One of the outstanding advantages of the MapReduce program is its scalability. It scales fast and easily from a few to thousands or tens of thousands of computing nodes in clusters with a simple configuration change. Also, MapReduce programs support various programming languages including Python, Java, Ruby, and C++.

What is Spark?

While Spark is also an open-source distributed and cluster computing framework for big data with a rich API library, it is independent and does not come with an integrated cluster resource manager and storage system like Hadoop in which MapReduce is a component. This gives you the flexibility of choosing a cluster resource manager and storage system that you prefer for instance the Hadoop YARN cluster resource manager, Apache YARN, Azure resource manager, and Hadoop Distributed File System (HDFS), Amazon S3, or Google cloud storage.

Spark supports various programming languages including Java, Python, Scala, and R but also features both batch and streaming modes for graph processing, machine learning, and SQL querying processes thus is a general-purpose framework.
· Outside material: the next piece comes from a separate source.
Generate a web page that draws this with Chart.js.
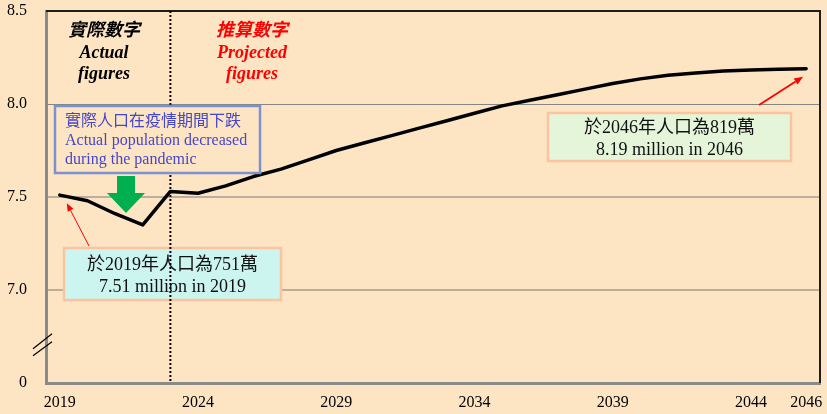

The greatest advantage that Spark offers over Hadoop is that it is built for batch and real-time processing. It also flaunts a 100 times faster batch processing speed for large data sets compared to MapReduce. In essence, Apache Spark was developed in response to the limitations of Hadoop.

MapReduce vs Spark

	MapReduce	Spark
Data processing	Supports only batch processing and will require Apache Mahout installation to perform machine learning processes	Supports both batch, real-time processing, graph processing, iterative processing, streaming, and integrated APIs for machine learning all within a cluster
SQL Querying	Supports SQL querying using Hive Query language	Supports SQL querying using Spark SQL
Interactive processing	Does not have an interactive mode	Performs interactive data processing
Best for	Linear processing of large data sets	Data analytics including interactive, graph, iterative, and real-time data processing
Processing speed	MapReduce runs on disk storage (performs reads and writes on the HDFS) which makes it slower because this increases disk latency.	Spark processing speed can go up to 100 times faster than MapReduce because it runs on the internal memory.
Scalability	Scalability is capped at 1000 nodes for each cluster	Scalability is capped at 1000 nodes for each cluster
Developed in	Java language	Scala language
Languages supported	C, C++, Ruby, Python, Perl	Scala, Python, R, and Java
Fault tolerance	Applies replication to achieve fault tolerance and is relatively better than Spark	Uses RDD (Resilient Distributed Dataset) to achieve fault tolerance. RDDs are designed to recover the partitions of failed nodes
Hardware	Runs on commodity hardware	Runs on mid to high-level hardware
Scheduler	Uses external schedulers for its workflows	Being that it runs on RAM, Spark comes with an inbuilt scheduler
Ease of operation	Requires core Java coding skills as it is written in Java hence handling the Java APIs can be a bit complex	Spark has a rich API library that makes it easier to operate
Cost	Cheaper than Spark	Costly as it requires investment in RAM
Security	MapReduce is more secure as it features several security features including Kerberos authentication protocol and access control lists (ACLs)	Spark features only the shared secret password authentication security feature
Caching	Does not support caching of data hence a slower processing speed	Supports caching of data in the RAM which enhances processing speed
OS compatibility	Can be deployed on various platforms including Windows and Unix platforms like Linux	Can be deployed on various platforms including Windows and Unix platforms like Linux

Conclusion

Both MapReduce and Apache Spark are both useful and very popular tools for big data storage and processing. While Spark is a more advanced function compared to MapReduce, its security features are yet to evolve to maturity. Still, it is preferred thanks to its flexibility to handle a variety of processes including streaming, machine learning, iterative, batch, and graph processes with impressive speed.

However, Spark and Hadoop complement each other and can be used together for even better performance. This is because Spark supports data sources that implement Hadoop’s distributed file system format and will offer RAM real-time processing in return. This makes both Spark and Hadoop a powerful combination for big data processing.